We’ve all heard consistent cardio and weight lifting can lead to weight loss, reduce the risk of health problems such as diabetes and cardiovascular disease and can strengthen your muscles to achieve that ‘Arnold’ like body you’ve been dreaming of.


However, did you know exercise has been proven to improve mild to moderate depression?

Depression affects approximately 19 million adults each year and while there are prescription medicines to treat this common disease, many people look for treatments other than antidepressants.


One study divided 156 men and women with depression into three groups.

  • The first group took aerobics.

  • The second group was prescribed Zoloft.

  • The third group took both.

After 16 weeks, it was found approximately 60%-70% of the people in all three of the groups could no longer be classified as suffering from major depression.

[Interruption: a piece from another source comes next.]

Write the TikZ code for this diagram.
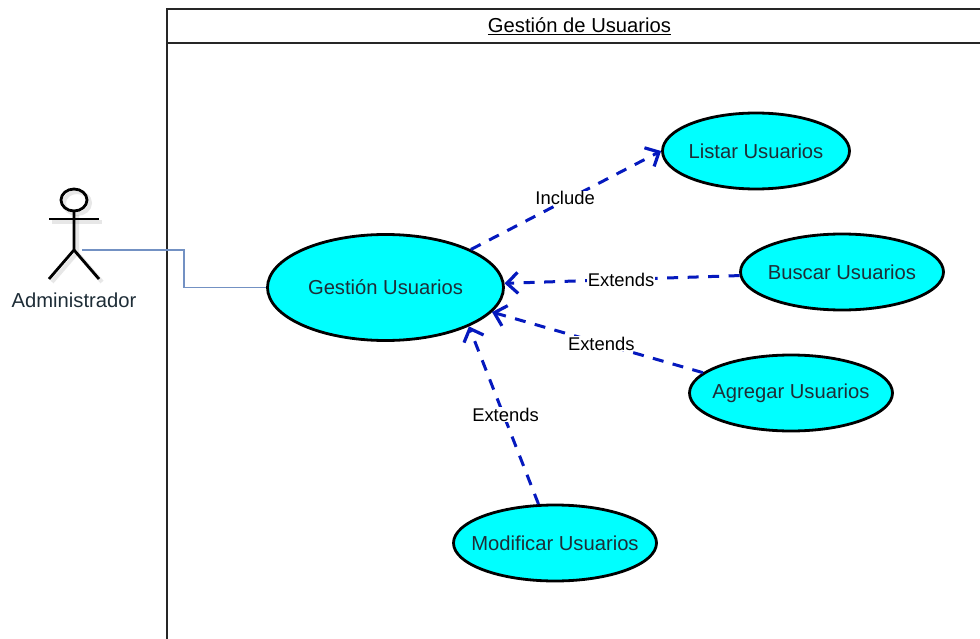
\documentclass[tikz,border=0pt]{standalone}
\usepackage{fontspec}
\setmainfont{Liberation Sans}
\usetikzlibrary{shapes.geometric,arrows.meta}
\definecolor{ucfill}{RGB}{0,255,255}
\definecolor{dep}{RGB}{5,25,190}
\definecolor{assoc}{RGB}{115,145,195}
\definecolor{uctext}{RGB}{30,45,55}
\tikzset{
  usecase/.style={ellipse,draw=black,line width=2.8pt,fill=ucfill,inner xsep=-40pt,inner ysep=-8pt,text=uctext,font=\fontsize{20.2}{22}\selectfont},
  deparrow/.style={draw=dep,line width=3pt,dash pattern=on 11pt off 9.5pt,-{Straight Barb[length=11pt,width=21pt,line width=3.2pt]}},
  deplabel/.style={fill=white,inner sep=0.5pt,text=black,font=\fontsize{18.4}{20}\selectfont},
  frameline/.style={draw=black!85,line width=1.6pt},
  actorline/.style={draw=black,line width=2.8pt},
  actorshadow/.style={draw=black!30,line width=4pt,opacity=.3}
}
\begin{document}
\begin{tikzpicture}[x=1pt,y=-1pt]
\useasboundingbox (0,0) rectangle (980,639);
\fill[white] (0,0) rectangle (980,639);
% frame
\draw[frameline] (167,639) -- (167,9) -- (980,9);
\draw[frameline] (167,43) -- (980,43);
\node[text=black,font=\fontsize{20.2}{22}\selectfont] (title) at (579.5,26.5) {\underline{Gestión de Usuarios}};
% actor shadow
\draw[actorshadow] (77,203) ellipse (13 and 11);
\draw[actorshadow] (52,222) -- (102,222);
\draw[actorshadow] (77,215) -- (77,253) -- (52,282);
\draw[actorshadow] (77,253) -- (102,282);
% actor
\draw[actorline] (74,200) ellipse (13 and 11);
\draw[actorline] (49,219) -- (99,219);
\draw[actorline] (74,211) -- (74,250) -- (49,279);
\draw[actorline] (74,250) -- (99,279);
\coordinate (actorhip) at (82,250);
\node[text=uctext,font=\fontsize{20.2}{22}\selectfont] (admin) at (74,300) {Administrador};
% use cases
\node[usecase,minimum width=236pt,minimum height=106pt] (gestion) at (385.5,287.5) {Gestión Usuarios};
\node[usecase,minimum width=187pt,minimum height=76pt] (listar) at (756,151) {Listar Usuarios};
\node[usecase,minimum width=203pt,minimum height=76pt] (buscar) at (842,272) {Buscar Usuarios};
\node[usecase,minimum width=203pt,minimum height=76pt] (agregar) at (791,393) {Agregar Usuarios};
\node[usecase,minimum width=203pt,minimum height=76pt] (modificar) at (555,543) {Modificar Usuarios};
% association
\draw[draw=assoc,line width=1.5pt] (actorhip) -- (184,250) -- (184,287.5) -- (gestion.west);
% dependencies
\draw[deparrow] (gestion.{24}) -- node[deplabel,pos=.49,yshift=3pt,xshift=1pt] {Include} (listar.west);
\draw[deparrow] (buscar.{182}) -- node[deplabel,pos=.504] {Extends} (gestion.{2});
\draw[deparrow] (agregar.{167}) -- node[deplabel,pos=.482] {Extends} (gestion.{-13});
\draw[deparrow] (modificar.{113}) -- node[deplabel,pos=.503,xshift=2pt] {Extends} (gestion.{-25});
\end{tikzpicture}
\end{document}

After six months, researchers followed up the study with 133 of the original 156 men and women. They found those who continued with a regular exercise regimen were less likely to relapse into depression and the beneficial effects of exercising were discovered to have lasted longer than the effects of using antidepressants!



In 2005, a study concluded speed walking for approximately 35 minutes a day or 60 minutes a day three times a week, had a substantial influence on depression symptoms (Note: This particular study and workout time was calculated for those weighing around 150 pounds).



Working up a sweat can increase a chemical called norepinephrine, which moderates the brain’s response to stress. Exercising also releases endorphins that create feelings of euphoria and joy. These chemicals are known to directly improve your mood and improve your body’s immunity.



So why not try a 30-minute jog outside or gym session to boost your self-esteem and reduce some stress? If you can feel and look good while attaining good mental health, it sounds like a win-win in my book.